• Brief
For each line below that includes the word "this", make a copy.

• Stored dataset items

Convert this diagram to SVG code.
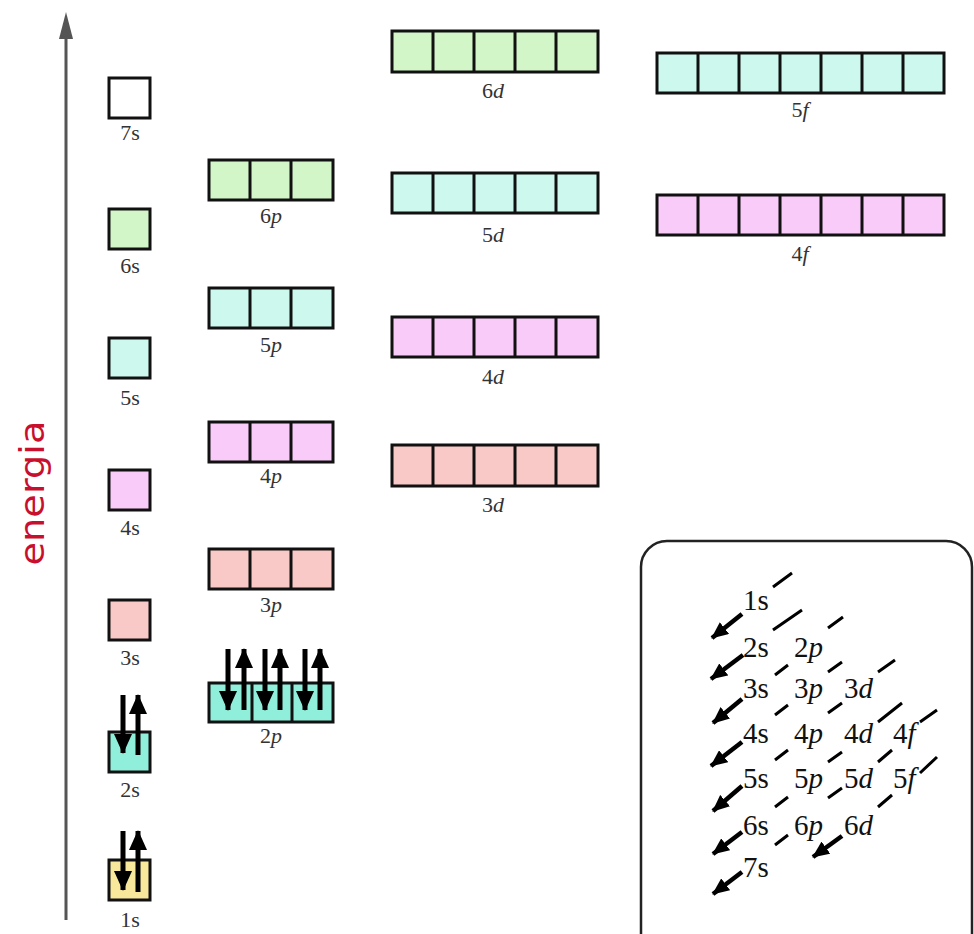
<svg xmlns="http://www.w3.org/2000/svg" width="974" height="934" viewBox="0 0 974 934">
<defs>
<style>
.bx{stroke:#111;stroke-width:3;}
.dv{stroke:#111;stroke-width:3;}
.lb{font-family:"Liberation Serif","DejaVu Serif",serif;font-size:22px;fill:#333;text-anchor:middle;}
.it{font-style:italic;}
.il{font-family:"Liberation Serif","DejaVu Serif",serif;font-size:29px;fill:#111;}
.e{stroke:#000;stroke-width:5;fill:none;}
.ds{stroke:#000;stroke-width:3;fill:none;}
.ia{stroke:#000;stroke-width:4.5;fill:none;marker-end:url(#ih);}
.g{fill:#d2f6c8;} .c{fill:#cdf8ee;} .k{fill:#f9cbf8;} .r{fill:#f8c9c7;} .t{fill:#8fefdb;} .y{fill:#f8e89c;} .w{fill:#fff;}
</style>
<marker id="eh" markerUnits="userSpaceOnUse" markerWidth="20" markerHeight="18" viewBox="0 0 20 18" refX="19" refY="9" orient="auto"><path d="M0,0 L20,9 L0,18 z" fill="#000"/></marker>
<marker id="ih" markerUnits="userSpaceOnUse" markerWidth="17" markerHeight="15" viewBox="0 0 17 15" refX="16" refY="7.5" orient="auto"><path d="M0,0 L17,7.5 L0,15 z" fill="#000"/></marker>
</defs>
<rect width="974" height="934" fill="#fff"/>

<g id="axis">
<line x1="66" y1="920" x2="66" y2="34" stroke="#555" stroke-width="3"/>
<path d="M66,12 L73,39 L59,39 z" fill="#555"/>
<text transform="translate(44,493) rotate(-90)" font-family="DejaVu Sans, sans-serif" font-size="34" fill="#c8102e" text-anchor="middle" textLength="145" lengthAdjust="spacingAndGlyphs">energia</text>
</g>

<g id="s7"><rect class="bx w" x="109" y="78" width="41" height="40"/><text class="lb" x="130" y="140">7s</text></g>
<g id="s6"><rect class="bx g" x="109" y="209" width="41" height="40"/><text class="lb" x="130" y="273">6s</text></g>
<g id="s5"><rect class="bx c" x="109" y="338" width="41" height="40"/><text class="lb" x="130" y="405">5s</text></g>
<g id="s4"><rect class="bx k" x="109" y="470" width="41" height="40"/><text class="lb" x="130" y="535">4s</text></g>
<g id="s3"><rect class="bx r" x="109" y="600" width="41" height="40"/><text class="lb" x="130" y="665">3s</text></g>
<g id="s2"><rect class="bx t" x="109" y="732" width="41" height="40"/><text class="lb" x="130" y="797">2s</text>
<line class="e" x1="123" y1="695" x2="123" y2="753" marker-end="url(#eh)"/>
<line class="e" x1="138" y1="755" x2="138" y2="695" marker-end="url(#eh)"/></g>
<g id="s1"><rect class="bx y" x="109" y="860" width="41" height="40"/><text class="lb" x="130" y="927">1s</text>
<line class="e" x1="123" y1="831" x2="123" y2="890" marker-end="url(#eh)"/>
<line class="e" x1="138" y1="892" x2="138" y2="831" marker-end="url(#eh)"/></g>

<g id="p6"><rect class="bx g" x="209" y="160" width="124" height="40"/><path class="dv" d="M250,160V200M291,160V200"/><text class="lb" x="271" y="223">6<tspan class="it">p</tspan></text></g>
<g id="p5"><rect class="bx c" x="209" y="288" width="124" height="40"/><path class="dv" d="M250,288V328M291,288V328"/><text class="lb" x="271" y="352">5<tspan class="it">p</tspan></text></g>
<g id="p4"><rect class="bx k" x="209" y="422" width="124" height="40"/><path class="dv" d="M250,422V462M291,422V462"/><text class="lb" x="271" y="483">4<tspan class="it">p</tspan></text></g>
<g id="p3"><rect class="bx r" x="209" y="549" width="124" height="40"/><path class="dv" d="M250,549V589M291,549V589"/><text class="lb" x="271" y="612">3<tspan class="it">p</tspan></text></g>
<g id="p2"><rect class="bx t" x="209" y="683" width="124" height="39"/><path class="dv" d="M252,683V722M292,683V722"/><text class="lb" x="271" y="743">2<tspan class="it">p</tspan></text>
<line class="e" x1="228" y1="649" x2="228" y2="710" marker-end="url(#eh)"/>
<line class="e" x1="244" y1="710" x2="244" y2="649" marker-end="url(#eh)"/>
<line class="e" x1="265" y1="649" x2="265" y2="710" marker-end="url(#eh)"/>
<line class="e" x1="280" y1="710" x2="280" y2="649" marker-end="url(#eh)"/>
<line class="e" x1="305" y1="649" x2="305" y2="710" marker-end="url(#eh)"/>
<line class="e" x1="320" y1="710" x2="320" y2="649" marker-end="url(#eh)"/></g>

<g id="d6"><rect class="bx g" x="392" y="31" width="206" height="41"/><path class="dv" d="M433,31V72M474,31V72M515,31V72M556,31V72"/><text class="lb" x="493" y="98">6<tspan class="it">d</tspan></text></g>
<g id="d5"><rect class="bx c" x="392" y="173" width="206" height="40"/><path class="dv" d="M433,173V213M474,173V213M515,173V213M556,173V213"/><text class="lb" x="493" y="242">5<tspan class="it">d</tspan></text></g>
<g id="d4"><rect class="bx k" x="392" y="317" width="206" height="40"/><path class="dv" d="M433,317V357M474,317V357M515,317V357M556,317V357"/><text class="lb" x="493" y="384">4<tspan class="it">d</tspan></text></g>
<g id="d3"><rect class="bx r" x="392" y="445" width="206" height="41"/><path class="dv" d="M433,445V486M474,445V486M515,445V486M556,445V486"/><text class="lb" x="493" y="512">3<tspan class="it">d</tspan></text></g>

<g id="f5"><rect class="bx c" x="657" y="53" width="287" height="40"/><path class="dv" d="M698,53V93M739,53V93M780,53V93M821,53V93M862,53V93M903,53V93"/><text class="lb" x="800" y="117">5<tspan class="it">f</tspan></text></g>
<g id="f4"><rect class="bx k" x="657" y="195" width="287" height="40"/><path class="dv" d="M698,195V235M739,195V235M780,195V235M821,195V235M862,195V235M903,195V235"/><text class="lb" x="800" y="261">4<tspan class="it">f</tspan></text></g>

<g id="inset">
<rect x="641" y="541" width="331" height="430" rx="26" fill="#fff" stroke="#222" stroke-width="2.5"/>
<text class="il" x="743" y="610">1s</text>
<text class="il" x="743" y="657">2s</text><text class="il" x="794" y="657">2<tspan class="it">p</tspan></text>
<text class="il" x="743" y="698">3s</text><text class="il" x="794" y="698">3<tspan class="it">p</tspan></text><text class="il" x="844" y="698">3<tspan class="it">d</tspan></text>
<text class="il" x="743" y="743">4s</text><text class="il" x="794" y="743">4<tspan class="it">p</tspan></text><text class="il" x="844" y="743">4<tspan class="it">d</tspan></text><text class="il" x="893" y="743">4<tspan class="it">f</tspan></text>
<text class="il" x="743" y="788">5s</text><text class="il" x="794" y="788">5<tspan class="it">p</tspan></text><text class="il" x="844" y="788">5<tspan class="it">d</tspan></text><text class="il" x="893" y="788">5<tspan class="it">f</tspan></text>
<text class="il" x="743" y="835">6s</text><text class="il" x="794" y="835">6<tspan class="it">p</tspan></text><text class="il" x="844" y="835">6<tspan class="it">d</tspan></text>
<text class="il" x="743" y="877">7s</text>
</g>

<g id="connectors">
<path class="ds" d="M773,587L792,573 M773,630L802,610 M828,628L843,617 M775,675L788,665 M828,672L842,662 M878,672L895,660 M775,715L788,705 M828,713L842,703 M878,722L902,703 M920,722L937,710 M775,760L788,750 M828,762L842,752 M878,762L892,750 M920,773L937,757 M775,807L788,797 M828,798L842,788 M878,807L892,795 M775,845L788,835"/>
<line class="ia" x1="742" y1="614" x2="712" y2="638"/>
<line class="ia" x1="743" y1="655" x2="711" y2="679"/>
<line class="ia" x1="742" y1="699" x2="713" y2="723"/>
<line class="ia" x1="742" y1="742" x2="711" y2="766"/>
<line class="ia" x1="742" y1="786" x2="713" y2="811"/>
<line class="ia" x1="742" y1="832" x2="713" y2="854"/>
<line class="ia" x1="842" y1="836" x2="813" y2="857"/>
<line class="ia" x1="742" y1="872" x2="713" y2="894"/>
</g>
</svg>
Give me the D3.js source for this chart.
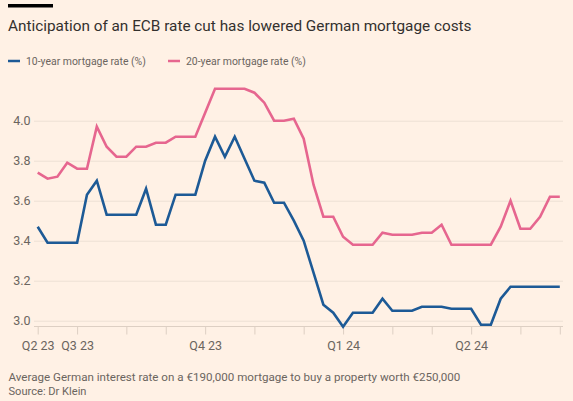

• The result
Convert this diagram to SVG code.
Give me the D3.js source for this chart.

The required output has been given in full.